■ **Work required**: Can you transcribe the data exactly? Leave the pictures out.

■ **Material**:
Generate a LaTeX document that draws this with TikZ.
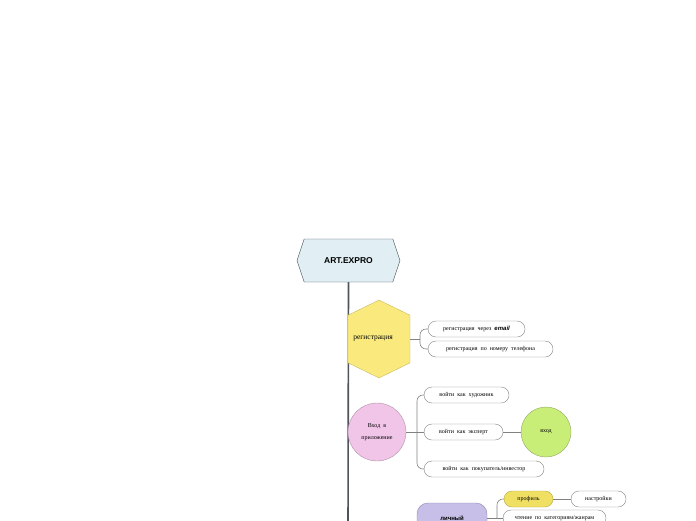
\documentclass[tikz,border=0pt]{standalone}
\usepackage{fontspec}
\setmainfont{Liberation Serif}
\setsansfont{Liberation Sans}
\usepackage{xcolor}
\usepackage{tikz}
\usetikzlibrary{arrows.meta,positioning,calc,shapes.geometric,shapes.symbols}
\definecolor{rootbg}{RGB}{225,238,244}
\definecolor{rootline}{RGB}{60,72,78}
\definecolor{regbg}{RGB}{250,234,126}
\definecolor{regline}{RGB}{200,184,96}
\definecolor{loginbg}{RGB}{240,197,232}
\definecolor{loginline}{RGB}{176,144,168}
\definecolor{enterbg}{RGB}{200,238,120}
\definecolor{enterline}{RGB}{144,168,96}
\definecolor{cabinetbg}{RGB}{199,191,231}
\definecolor{cabinetline}{RGB}{143,135,176}
\definecolor{profilebg}{RGB}{239,224,99}
\definecolor{profileline}{RGB}{184,168,64}
\definecolor{pillline}{RGB}{130,130,130}
\definecolor{spineline}{RGB}{77,85,89}
\newcommand{\leaffont}{\fontsize{6}{7}\selectfont}
\tikzset{
  rootbox/.style={signal, signal to=east and west, signal pointer angle=143,
    draw=rootline, fill=rootbg, minimum width=103pt, minimum height=43pt,
    inner sep=0pt, font=\sffamily\bfseries\fontsize{8.5}{9}\selectfont},
  reghex/.style={signal, signal to=north and south, signal pointer angle=128,
    draw=regline, fill=regbg, minimum width=62pt, minimum height=61pt,
    inner sep=0pt, font=\fontsize{7.5}{9}\selectfont},
  topiccircle/.style={circle, draw=loginline, fill=loginbg, minimum size=58pt,
    inner sep=0pt, align=center, font=\fontsize{6}{12}\selectfont},
  endcircle/.style={circle, draw=enterline, fill=enterbg, minimum size=50pt,
    inner sep=0pt, font=\leaffont},
  topicbox/.style={draw=cabinetline, fill=cabinetbg, rounded corners=11pt,
    minimum width=70pt, minimum height=30pt, inner sep=0pt,
    font=\sffamily\bfseries\fontsize{6}{7}\selectfont},
  leaf/.style={draw=pillline, fill=white, rounded corners=8pt,
    minimum height=16pt, inner sep=0pt, font=\leaffont},
  leafyellow/.style={leaf, draw=profileline, fill=profilebg},
  branch/.style={draw=pillline, line width=0.6pt, rounded corners=6pt},
  spine/.style={draw=spineline, line width=1.6pt}
}
\begin{document}
\begin{tikzpicture}[x=1pt, y=-1pt]
  \useasboundingbox (0,0) rectangle (696,520);
  \clip (0,0) rectangle (696,520);
  % spine
  \coordinate (spineend) at (348,530);
  \draw[spine] (348.5,282) -- (spineend);
  \node[rootbox] (root) at (348.5,260.5) {ART.EXPRO};
  % registration
  \node[reghex] (reg) at (379,339) {\hspace*{-12pt}регистрация};
  \node[leaf, minimum width=97pt] (regmail) at (476.5,329)
    {регистрация\ \ через\ \ {\sffamily\bfseries\itshape email}};
  \node[leaf, minimum width=125pt] (regphone) at (490.5,349)
    {регистрация\ \ по\ \ номеру\ \ телефона};
  \coordinate (regfork) at (420,339);
  \draw[branch] (reg.east) -- (regfork);
  \draw[branch] (regfork) |- (regmail.west);
  \draw[branch] (regfork) |- (regphone.west);
  % login
  \node[topiccircle] (login) at (377,432) {Вход\ \ в\\приложение};
  \node[leaf, minimum width=85pt] (loginart) at (466.5,395)
    {войти\ \ как\ \ художник};
  \node[leaf, minimum width=79pt] (loginexp) at (463.5,432)
    {войти\ \ как\ \ эксперт};
  \node[leaf, minimum width=120pt] (loginbuy) at (484,469)
    {войти\ \ как\ \ покупатель/инвестор};
  \node[endcircle] (enter) at (546,432) {вход};
  \coordinate (loginfork) at (417,432);
  \draw[branch] (login.east) -- (loginfork);
  \draw[branch] (loginfork) |- (loginart.west);
  \draw[branch] (loginfork) -- (loginexp.west);
  \draw[branch] (loginfork) |- (loginbuy.west);
  \draw[branch] (loginexp.east) -- (enter.west);
  % personal cabinet
  \node[topicbox] (cabinet) at (452,518) {личный};
  \node[leafyellow, minimum width=49pt] (profile) at (528.5,499) {профиль};
  \node[leaf, minimum width=55pt] (settings) at (598.5,499) {настройки};
  \node[leaf, minimum width=103pt] (reading) at (554.5,518)
    {чтение\ \ по\ \ категориям/жанрам};
  \coordinate (cabinetfork) at (497,518);
  \draw[branch] (cabinet.east |- cabinetfork) -- (cabinetfork);
  \draw[branch] (cabinetfork) |- (profile.west);
  \draw[branch] (cabinetfork) -- (reading.west);
  \draw[branch] (profile.east) -- (settings.west);
\end{tikzpicture}
\end{document}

■ **Result**:
Generate a LaTeX document that draws this with TikZ.
\documentclass[tikz,border=0pt]{standalone}
\usepackage{fontspec}
\setmainfont{Liberation Serif}
\setsansfont{Liberation Sans}
\usepackage{xcolor}
\usepackage{tikz}
\usetikzlibrary{arrows.meta,positioning,calc,shapes.geometric,shapes.symbols}
\definecolor{rootbg}{RGB}{225,238,244}
\definecolor{rootline}{RGB}{60,72,78}
\definecolor{regbg}{RGB}{250,234,126}
\definecolor{regline}{RGB}{200,184,96}
\definecolor{loginbg}{RGB}{240,197,232}
\definecolor{loginline}{RGB}{176,144,168}
\definecolor{enterbg}{RGB}{200,238,120}
\definecolor{enterline}{RGB}{144,168,96}
\definecolor{cabinetbg}{RGB}{199,191,231}
\definecolor{cabinetline}{RGB}{143,135,176}
\definecolor{profilebg}{RGB}{239,224,99}
\definecolor{profileline}{RGB}{184,168,64}
\definecolor{pillline}{RGB}{130,130,130}
\definecolor{spineline}{RGB}{77,85,89}
\newcommand{\leaffont}{\fontsize{6}{7}\selectfont}
\tikzset{
  rootbox/.style={signal, signal to=east and west, signal pointer angle=143,
    draw=rootline, fill=rootbg, minimum width=103pt, minimum height=43pt,
    inner sep=0pt, font=\sffamily\bfseries\fontsize{8.5}{9}\selectfont},
  reghex/.style={signal, signal to=north and south, signal pointer angle=128,
    draw=regline, fill=regbg, minimum width=62pt, minimum height=61pt,
    inner sep=0pt, font=\fontsize{7.5}{9}\selectfont},
  topiccircle/.style={circle, draw=loginline, fill=loginbg, minimum size=58pt,
    inner sep=0pt, align=center, font=\fontsize{6}{12}\selectfont},
  endcircle/.style={circle, draw=enterline, fill=enterbg, minimum size=50pt,
    inner sep=0pt, font=\leaffont},
  topicbox/.style={draw=cabinetline, fill=cabinetbg, rounded corners=11pt,
    minimum width=70pt, minimum height=30pt, inner sep=0pt,
    font=\sffamily\bfseries\fontsize{6}{7}\selectfont},
  leaf/.style={draw=pillline, fill=white, rounded corners=8pt,
    minimum height=16pt, inner sep=0pt, font=\leaffont},
  leafyellow/.style={leaf, draw=profileline, fill=profilebg},
  branch/.style={draw=pillline, line width=0.6pt, rounded corners=6pt},
  spine/.style={draw=spineline, line width=1.6pt}
}
\begin{document}
\begin{tikzpicture}[x=1pt, y=-1pt]
  \useasboundingbox (0,0) rectangle (696,520);
  \clip (0,0) rectangle (696,520);
  % spine
  \coordinate (spineend) at (348,530);
  \draw[spine] (348.5,282) -- (spineend);
  \node[rootbox] (root) at (348.5,260.5) {ART.EXPRO};
  % registration
  \node[reghex] (reg) at (379,339) {\hspace*{-12pt}регистрация};
  \node[leaf, minimum width=97pt] (regmail) at (476.5,329)
    {регистрация\ \ через\ \ {\sffamily\bfseries\itshape email}};
  \node[leaf, minimum width=125pt] (regphone) at (490.5,349)
    {регистрация\ \ по\ \ номеру\ \ телефона};
  \coordinate (regfork) at (420,339);
  \draw[branch] (reg.east) -- (regfork);
  \draw[branch] (regfork) |- (regmail.west);
  \draw[branch] (regfork) |- (regphone.west);
  % login
  \node[topiccircle] (login) at (377,432) {Вход\ \ в\\приложение};
  \node[leaf, minimum width=85pt] (loginart) at (466.5,395)
    {войти\ \ как\ \ художник};
  \node[leaf, minimum width=79pt] (loginexp) at (463.5,432)
    {войти\ \ как\ \ эксперт};
  \node[leaf, minimum width=120pt] (loginbuy) at (484,469)
    {войти\ \ как\ \ покупатель/инвестор};
  \node[endcircle] (enter) at (546,432) {вход};
  \coordinate (loginfork) at (417,432);
  \draw[branch] (login.east) -- (loginfork);
  \draw[branch] (loginfork) |- (loginart.west);
  \draw[branch] (loginfork) -- (loginexp.west);
  \draw[branch] (loginfork) |- (loginbuy.west);
  \draw[branch] (loginexp.east) -- (enter.west);
  % personal cabinet
  \node[topicbox] (cabinet) at (452,518) {личный};
  \node[leafyellow, minimum width=49pt] (profile) at (528.5,499) {профиль};
  \node[leaf, minimum width=55pt] (settings) at (598.5,499) {настройки};
  \node[leaf, minimum width=103pt] (reading) at (554.5,518)
    {чтение\ \ по\ \ категориям/жанрам};
  \coordinate (cabinetfork) at (497,518);
  \draw[branch] (cabinet.east |- cabinetfork) -- (cabinetfork);
  \draw[branch] (cabinetfork) |- (profile.west);
  \draw[branch] (cabinetfork) -- (reading.west);
  \draw[branch] (profile.east) -- (settings.west);
\end{tikzpicture}
\end{document}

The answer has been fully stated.